1. Humans have a right to the resources necessary for health. The Public Health Code of Ethics affirms Article 25 of the Universal Declaration of Human Rights, which states in part “Everyone has the right to a standard of living adequate for the health and well-being of himself and his family. . . .”
2. Humans are inherently social and interdependent. Humans look to each other for companionship in friendships, families, and communities and rely upon one another for safety and survival. Positive relationships among individuals and positive collaborations among institutions are signs of a healthy community. The rightful concern for the physical individuality of humans and one’s right to make decisions for oneself must be balanced against the fact that each person’s actions affect other people.
3. The effectiveness of institutions depends heavily on the public’s trust. Factors that contribute to trust in an institution include the following actions on the part of the institution: communication, truth telling, transparency (i.e., not concealing information), accountability, reliability, and reciprocity. One critical form of reciprocity and communication is listening to, as well as speaking with, the community.
4. Collaboration is a key element to public health. The public health infrastructure of a society is composed of a wide variety of agencies and professional disciplines. To be effective, they must work together well. Moreover, new collaborations will be needed to rise to new public health challenges.
5. People and their physical environment are interdependent. People depend upon the resources of their natural and constructed environments for life itself. A damaged or unbalanced natural environment, and a constructed environment of poor design or in poor condition, will have an adverse effect on the health of people. Conversely, people can have a profound effect on their natural environment through consumption of resources and generation of waste.
6. Each person in a community should have an opportunity to contribute to public discourse. Contributions to discourse may occur through a direct or a representative system of government. In the process of developing and evaluating policy, it is important to discern whether all who would like to contribute to the discussion have an opportunity to do so, even though expressing a concern does not mean that it will necessarily be addressed in the final policy.
7. Identifying and promoting the fundamental requirements for health in a community are of primary concern to public health. The way in which a society is structured is reflected in the health of a community. The primary concern of public health is with these underlying structural aspects. While some important public health programs are curative in nature, the field as a whole must never lose sight of underlying causes and prevention. Because fundamental social structures affect many aspects of health, addressing the fundamental causes rather than more proximal causes is more truly preventive.

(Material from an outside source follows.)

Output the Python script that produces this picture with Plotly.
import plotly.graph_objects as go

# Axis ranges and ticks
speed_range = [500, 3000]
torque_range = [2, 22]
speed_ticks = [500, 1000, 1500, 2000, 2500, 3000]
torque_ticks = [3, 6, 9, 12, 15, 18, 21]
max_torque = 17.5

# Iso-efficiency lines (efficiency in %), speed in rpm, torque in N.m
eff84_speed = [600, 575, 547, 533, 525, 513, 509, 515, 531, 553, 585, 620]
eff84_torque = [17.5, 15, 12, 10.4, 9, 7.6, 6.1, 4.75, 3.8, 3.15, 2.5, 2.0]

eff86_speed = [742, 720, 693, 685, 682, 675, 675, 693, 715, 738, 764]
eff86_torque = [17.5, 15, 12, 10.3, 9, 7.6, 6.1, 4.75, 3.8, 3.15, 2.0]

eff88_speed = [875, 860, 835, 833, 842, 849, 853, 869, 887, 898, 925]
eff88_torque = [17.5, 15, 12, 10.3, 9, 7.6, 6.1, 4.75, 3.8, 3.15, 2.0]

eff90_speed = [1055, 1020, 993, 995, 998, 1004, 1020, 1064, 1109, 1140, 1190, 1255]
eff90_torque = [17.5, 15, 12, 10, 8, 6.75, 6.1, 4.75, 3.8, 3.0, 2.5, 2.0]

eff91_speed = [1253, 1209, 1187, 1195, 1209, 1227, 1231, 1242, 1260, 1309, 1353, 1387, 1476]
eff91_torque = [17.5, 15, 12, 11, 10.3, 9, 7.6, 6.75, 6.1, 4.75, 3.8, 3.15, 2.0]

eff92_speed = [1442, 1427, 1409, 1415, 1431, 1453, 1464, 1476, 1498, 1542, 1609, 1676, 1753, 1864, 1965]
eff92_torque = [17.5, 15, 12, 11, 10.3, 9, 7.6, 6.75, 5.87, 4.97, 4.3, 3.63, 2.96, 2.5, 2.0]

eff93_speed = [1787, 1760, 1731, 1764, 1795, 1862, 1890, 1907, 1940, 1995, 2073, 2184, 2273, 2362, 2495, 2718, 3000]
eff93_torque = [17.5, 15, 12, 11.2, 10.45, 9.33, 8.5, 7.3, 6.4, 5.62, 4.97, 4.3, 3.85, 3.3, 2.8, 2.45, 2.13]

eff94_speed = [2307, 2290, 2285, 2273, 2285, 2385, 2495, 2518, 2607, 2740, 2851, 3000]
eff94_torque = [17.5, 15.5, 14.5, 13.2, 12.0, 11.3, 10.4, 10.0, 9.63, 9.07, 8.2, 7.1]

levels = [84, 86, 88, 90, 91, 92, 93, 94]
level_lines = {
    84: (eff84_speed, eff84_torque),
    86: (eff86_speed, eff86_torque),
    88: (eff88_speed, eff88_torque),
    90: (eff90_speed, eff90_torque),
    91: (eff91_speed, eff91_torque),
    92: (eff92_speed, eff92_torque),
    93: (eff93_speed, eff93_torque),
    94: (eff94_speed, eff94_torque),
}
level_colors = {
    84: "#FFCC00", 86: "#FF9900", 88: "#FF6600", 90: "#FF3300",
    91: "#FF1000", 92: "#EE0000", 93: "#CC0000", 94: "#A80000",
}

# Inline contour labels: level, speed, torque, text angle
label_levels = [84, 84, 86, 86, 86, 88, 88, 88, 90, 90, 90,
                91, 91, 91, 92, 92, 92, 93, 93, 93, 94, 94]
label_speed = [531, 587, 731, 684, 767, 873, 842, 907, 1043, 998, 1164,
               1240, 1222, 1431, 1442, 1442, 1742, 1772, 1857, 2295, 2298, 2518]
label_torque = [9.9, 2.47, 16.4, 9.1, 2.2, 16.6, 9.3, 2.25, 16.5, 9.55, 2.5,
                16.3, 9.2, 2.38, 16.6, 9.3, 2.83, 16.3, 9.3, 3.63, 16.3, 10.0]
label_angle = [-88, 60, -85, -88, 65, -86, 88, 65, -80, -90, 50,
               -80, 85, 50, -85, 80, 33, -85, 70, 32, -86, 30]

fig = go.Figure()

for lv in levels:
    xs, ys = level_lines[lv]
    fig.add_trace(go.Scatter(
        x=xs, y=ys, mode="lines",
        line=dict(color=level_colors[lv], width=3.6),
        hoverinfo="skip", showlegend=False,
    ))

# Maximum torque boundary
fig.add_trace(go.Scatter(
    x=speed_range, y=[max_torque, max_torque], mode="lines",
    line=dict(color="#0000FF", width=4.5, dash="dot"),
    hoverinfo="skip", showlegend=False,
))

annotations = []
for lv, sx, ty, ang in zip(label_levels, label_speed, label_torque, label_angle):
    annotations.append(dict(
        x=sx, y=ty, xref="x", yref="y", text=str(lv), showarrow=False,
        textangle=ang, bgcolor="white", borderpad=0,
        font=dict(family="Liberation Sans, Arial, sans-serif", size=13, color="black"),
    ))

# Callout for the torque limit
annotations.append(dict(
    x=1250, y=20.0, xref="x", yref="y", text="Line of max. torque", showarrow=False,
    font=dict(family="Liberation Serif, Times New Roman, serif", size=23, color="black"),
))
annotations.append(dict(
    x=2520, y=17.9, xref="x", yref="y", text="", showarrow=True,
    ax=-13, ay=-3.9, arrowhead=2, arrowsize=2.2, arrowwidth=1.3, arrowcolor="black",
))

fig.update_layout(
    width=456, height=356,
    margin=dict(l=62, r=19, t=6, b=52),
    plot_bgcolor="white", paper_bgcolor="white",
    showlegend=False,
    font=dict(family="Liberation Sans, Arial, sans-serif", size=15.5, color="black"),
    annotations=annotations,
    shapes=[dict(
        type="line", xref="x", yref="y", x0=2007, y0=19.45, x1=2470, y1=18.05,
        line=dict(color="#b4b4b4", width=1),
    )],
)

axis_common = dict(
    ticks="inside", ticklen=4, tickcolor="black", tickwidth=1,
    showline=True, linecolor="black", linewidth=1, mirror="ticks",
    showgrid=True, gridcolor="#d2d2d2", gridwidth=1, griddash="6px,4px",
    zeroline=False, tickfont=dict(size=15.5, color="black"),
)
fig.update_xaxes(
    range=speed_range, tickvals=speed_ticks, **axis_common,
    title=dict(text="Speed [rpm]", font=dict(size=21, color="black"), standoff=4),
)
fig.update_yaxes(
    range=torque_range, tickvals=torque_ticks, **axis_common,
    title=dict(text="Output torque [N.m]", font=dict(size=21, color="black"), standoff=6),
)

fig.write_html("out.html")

8. Knowledge is important and powerful. We seek to improve our understanding of health and the means of protecting it through research and the accumulation of knowledge. Once obtained, there is a moral obligation in some instances to share what is known. For example, active and informed participation in policy-making processes requires access to relevant information. In other instances, such as information provided in confidence, there is an obligation to protect information.
9. Science is the basis for much of our public health knowledge. The scientific method provides a relatively objective means of identifying the factors necessary for health in a population, and for evaluating policies and programs to protect and promote health. The full range of scientific tools, including both quantitative and qualitative methods, and collaboration among the sciences is needed.
10. People are responsible to act on the basis of what they know. Knowledge is not morally neutral and often demands action. Moreover, information is not to be gathered for idle interest. Public health should seek to translate available information into timely action. Often, the action required is research to fill in the gaps of what we do not know.
11. Action is not based on information alone. In many instances, action is required in the absence of all the information one would like. In other instances, policies are demanded by the fundamental value and dignity of each human being, even if implementing them is not calculated to be optimally efficient or cost beneficial. In both of these situations, values inform the application of information or the action in the absence of information.